PL: And the loss of the Internet makes the library play such a crucial role in your book—

BW: He has to go open a book!

PL: He has to go there to look through the yellow pages. I love the title of the program the library’s running in the novel, “How to Eat Less and Live.”

BW: Doesn’t that just seem like the sort of thing the library would do? The thing is a library, they’re one of the institutions I guarantee would endure in this kind of situation. Because the people who tend to work at libraries and tend to volunteer at libraries and even tend to hang out at libraries, I think are more civic minded than the average person in terms of feeling themselves invested in some kind of community. The library is one of the last community spaces. With the decline in print readership and the rise in electronic readership, I’ve been interested in the ways that libraries are figuring out how to remain that community space, how to still maintain relevance. And I think part of it is they’re opening their doors and having people come and do workshops on finding jobs and book clubs. I like that. I dig that. Now it’s like Starbucks where people go to be around other people, and that’s a for-profit enterprise. I like the idea of this community-sponsored environment that is rich in culture, theoretically, where people get to go and just be together and learn stuff.

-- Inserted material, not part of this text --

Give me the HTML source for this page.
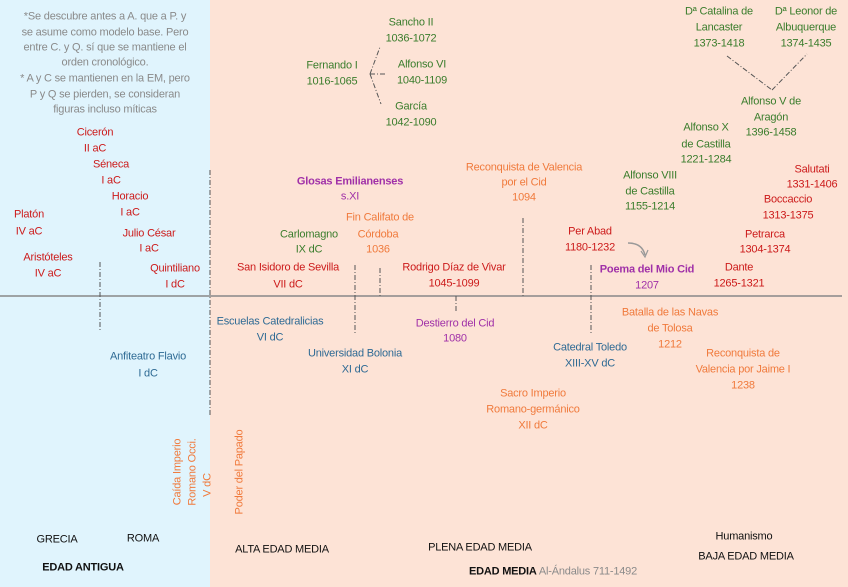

Ultimately, I think the word library might no longer refer to a roomful of books. It will refer to a different kind of thing, in the way that the word phone doesn’t really refer to a telephone anymore, it’s the thing you have with you that has all your stuff on it. The library is evolving into something different. And it feels to me like it’s working. So there are a couple of times in the novel where I point to libraries as one of the pillars of society that won’t crumble as fast as the others.

PL: You’ve also written for middle-grade readers with Literally Disturbed and the Bethesda Fielding books. Do you change writer’s hats when you write for younger audiences?

BW: I mean a little bit, you have to. The basics of good writing remain—you want to tell a story in a clever way, you have to have an interesting protagonist and big obstacles. Definitely the vocabulary is different, the themes are different. With the poetry obviously it’s a little different because they’re poems, there’s a whole different skill set that comes with it.

I’m not a big young adult or middle grade fiction reader. I will go on the record and say that the trend of adults reading young adult fiction a lot or even primarily troubles me. Speaking as someone who’s friends with a lot of people who are writing adult fiction and are struggling making a living at it, I find it distressing that there are many people choosing to read books that are written for twelve year-olds. I don’t know if it says anything about our culture, other than that there are really big marketing departments for those books.

One of the joys of reading adult fiction is that it was written specifically for an adult audience, so the themes, the ideas, the level of difficulty is intended for grown-ups, whereas a kid’s book is meant for kids. There are plenty of teenagers to read The Hunger Games. When I hear someone say, “What should I read next?” And someone says, “The Hunger Games.” There’s something that strikes me a little off about it. There’s already a diminishing store of readers for the books that are out there.

Someone in a Salon article said the average book is invisible to the average reader. There are so few places that review books in an organized way. In the mainstream newspapers, you’ll maybe get two book reviews a week. The Washington Post doesn’t have an insert anymore; the Tribune doesn’t have an insert anymore. And adding to the fact that the bookstores are going under—the big bookstores where you’d just go in and wander around and find things. It’s like where do people even find out about books anymore? It’s a world where you can easily get recommendations from friends, but not discover things on your own anymore.

Unfortunately, it’s harder for people to discover things that look interesting to them and want to read them. Because everything’s “if you like this, then you’ll like this.” But what if I want to read something totally different than that?